I'm just waiting for the Leia stand-alone film

How Jews made lots of money.

Let the past die yoy old nerds, Star Wars is for the new generation, but we're making a Han Solo film and an Obi Wan Kenobi, will you come and watch it sempai ?

>implying Britain isn't Jew central

The investment contracts may not allow them to not release it

He was in two coppola movies Tetro and Twixt.
Which is funny because Harrison ford was in The Conversation before star wars.

>2hrs of trade embargoes discussions and diplomacy meetings IN SPACE

They understand all too well. It's why they came to begin with.

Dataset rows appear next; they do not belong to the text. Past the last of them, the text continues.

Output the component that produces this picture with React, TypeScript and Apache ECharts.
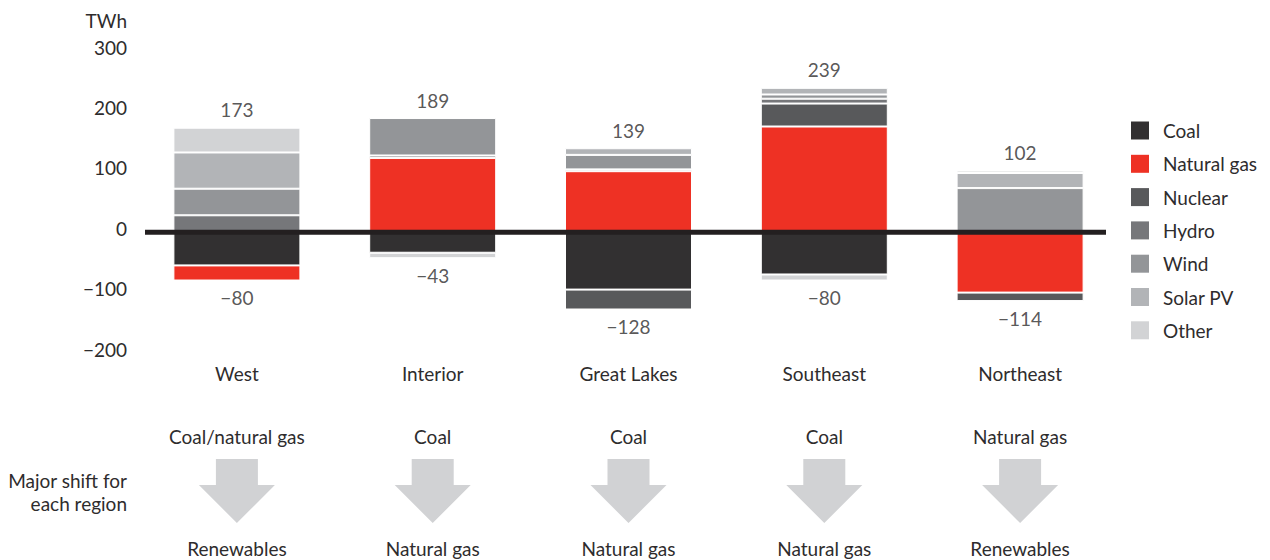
import { useEffect, useRef } from 'react';
import * as echarts from 'echarts';

// Regions and change in generation by source (TWh)
const categories = ['West', 'Interior', 'Great Lakes', 'Southeast', 'Northeast'];
const coal = [-55, -34, -95, -70, null];
const naturalGas = [-25, 123, 101, 175, -100];
const nuclear = [null, null, -33, 38, -14];
const hydro = [28, 4, 3, 8, null];
const wind = [44, 62, 24, 7, 73];
const solarPV = [60, null, 11, 11, 25];
const other = [41, -9, null, -10, 4];

// Major shift for each region
const shiftFrom = ['Coal/natural gas', 'Coal', 'Coal', 'Coal', 'Natural gas'];
const shiftTo = ['Renewables', 'Natural gas', 'Natural gas', 'Natural gas', 'Renewables'];

const yMin = -200;
const yMax = 300;
const yStep = 100;

const FONT = 'Lato, "Noto Sans", sans-serif';
const TEXT = '#2e2c2d';
const FS = 19;

const sources = [
  { name: 'Coal', data: coal, color: '#323031' },
  { name: 'Natural gas', data: naturalGas, color: '#ee3124' },
  { name: 'Nuclear', data: nuclear, color: '#58595b' },
  { name: 'Hydro', data: hydro, color: '#76777a' },
  { name: 'Wind', data: wind, color: '#939598' },
  { name: 'Solar PV', data: solarPV, color: '#b2b4b7' },
  { name: 'Other', data: other, color: '#d2d3d5' },
];

const fmt = (v: number) => (v < 0 ? '\u2212' + Math.abs(v) : String(v));

const posTotals = categories.map((_, i) =>
  sources.reduce((acc, s) => acc + Math.max(0, s.data[i] ?? 0), 0)
);
const negTotals = categories.map((_, i) =>
  sources.reduce((acc, s) => acc + Math.min(0, s.data[i] ?? 0), 0)
);

export default function App() {
  const ref = useRef<HTMLDivElement>(null);

  useEffect(() => {
    document.body.style.margin = '0';
    if (!ref.current) return;
    const chart = echarts.init(ref.current, undefined, { renderer: 'svg' });

    const totalLabel = (position: 'top' | 'bottom', distance: number) => ({
      show: true,
      position,
      distance,
      formatter: (p: any) => fmt(p.value),
      fontSize: FS,
      fontFamily: FONT,
      color: TEXT,
    });

    chart.setOption({
      animation: false,
      grid: { left: 139, width: 979, top: 51, height: 302, containLabel: false },
      legend: {
        data: sources.map((s) => s.name),
        orient: 'vertical',
        left: 1131,
        top: 121,
        padding: 0,
        itemWidth: 36,
        itemHeight: 18,
        itemGap: 14.3,
        icon: 'path://M0,0L10,0L10,10L0,10Z',
        itemStyle: { borderWidth: 0 },
        textStyle: { fontSize: FS, fontFamily: FONT, color: TEXT },
        selectedMode: false,
      },
      xAxis: {
        type: 'category',
        data: categories,
        axisLine: { show: false },
        axisTick: { show: false },
        axisLabel: { margin: 11, fontSize: FS, fontFamily: FONT, color: TEXT },
      },
      yAxis: {
        type: 'value',
        min: yMin,
        max: yMax,
        interval: yStep,
        name: 'TWh',
        nameLocation: 'end',
        nameGap: 21,
        nameTextStyle: {
          align: 'right',
          padding: [0, 12, 0, 0],
          fontSize: FS,
          fontFamily: FONT,
          color: TEXT,
        },
        axisLine: { show: false },
        axisTick: { show: false },
        splitLine: { show: false },
        axisLabel: {
          margin: 12,
          formatter: (v: number) => `{t|${fmt(v)}}`,
          rich: {
            t: {
              padding: [0, 0, 8, 0],
              fontSize: FS,
              fontFamily: FONT,
              color: TEXT,
            },
          },
        },
      },
      series: [
        ...sources.map((s) => ({
          type: 'bar',
          name: s.name,
          stack: 'generation',
          data: s.data.map((v) => (v === null ? '-' : v)),
          barWidth: 127,
          itemStyle: { color: s.color, borderColor: '#ffffff', borderWidth: 1 },
          z: 2,
        })),
        {
          type: 'scatter',
          name: 'Increase',
          data: posTotals,
          symbolSize: 1,
          itemStyle: { color: 'rgba(0,0,0,0)' },
          label: totalLabel('top', 8),
          silent: true,
          z: 5,
        },
        {
          type: 'scatter',
          name: 'Decrease',
          data: negTotals,
          symbolSize: 1,
          itemStyle: { color: 'rgba(0,0,0,0)' },
          label: totalLabel('bottom', 7),
          silent: true,
          z: 5,
        },
      ],
    });

    // Zero baseline, shift annotations and arrows, positioned through the axes
    const y0 = chart.convertToPixel({ yAxisIndex: 0 }, 0) as number;
    const xs = categories.map((_, i) => chart.convertToPixel({ xAxisIndex: 0 }, i) as number);

    const textStyle = (text: string, align: string) => ({
      text,
      fontSize: FS,
      fontFamily: FONT,
      fill: TEXT,
      align,
      verticalAlign: 'middle',
    });

    const graphics: any[] = [
      {
        type: 'line',
        shape: { x1: 145, y1: y0, x2: 1106, y2: y0 },
        style: { stroke: '#231f20', lineWidth: 5 },
        z: 100,
      },
      { type: 'text', x: 127, y: 480, style: textStyle('Major shift for', 'right'), z: 100 },
      { type: 'text', x: 127, y: 503, style: textStyle('each region', 'right'), z: 100 },
    ];

    xs.forEach((cx, i) => {
      graphics.push(
        { type: 'text', x: cx, y: 436, style: textStyle(shiftFrom[i], 'center'), z: 100 },
        { type: 'text', x: cx, y: 548, style: textStyle(shiftTo[i], 'center'), z: 100 },
        {
          type: 'polygon',
          shape: {
            points: [
              [cx - 21, 459],
              [cx + 21, 459],
              [cx + 21, 485],
              [cx + 38, 485],
              [cx, 523],
              [cx - 38, 485],
              [cx - 21, 485],
            ],
          },
          style: { fill: '#d1d2d4' },
          z: 100,
        }
      );
    });

    chart.setOption({ graphic: graphics });

    return () => chart.dispose();
  }, []);

  return <div ref={ref} style={{ width: 1270, height: 560 }} />;
}
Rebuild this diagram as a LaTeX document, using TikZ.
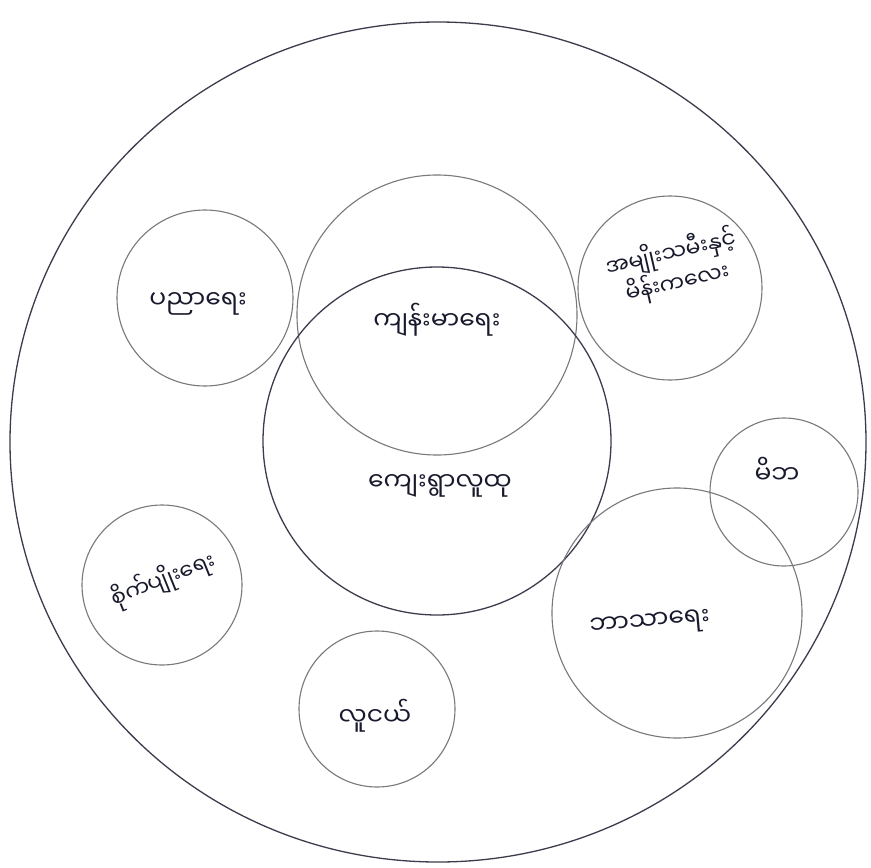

>>movie is going to have two tones because that worked for the Justice League
ummm.....

Reshoots are common-THE WHOLE THING WAS RESHOT?!

If that's the case, wouldn't the budget be bigger than TFA? Reshots cost millions and we all know what happens when films majority is reshot.

Disney was supposed to dominate with this and Marvel leading the way for the next decade. Now Marvel and maybe Avatar have to lift do the heavy lifting till Disney finds someone with common knowledge of Star Wars.

After how bad the last jedi is and little money it is making do they understand how bad this is?

Do they think fans are going to be able to take 2 shit movies???

Han solo could be the final seal on the coffin.

They have so much fucking work to do now. And obviously they are making changes based on the reception of the last jedi.

Disney only says this stuff in order to lessen public backlash, if they said they were confident it would do well in the box office they would receive even more ridicule than if they said it's probably going to fail, they are burning their own crops to deny the enemy fuel so to speak

>we know we are giving you shit, if you say it's shit it won't surprise us. It's your fault for watching it, we said it was shit.

Why are Disney so eager to oversaturate the market with low quality episodic SW movies in the first place? They could have done their new trilogy, then worked on a grand old republic trilogy where they could have gone crazy with new ideas. Instead we get direct-to-dvd quality one shots.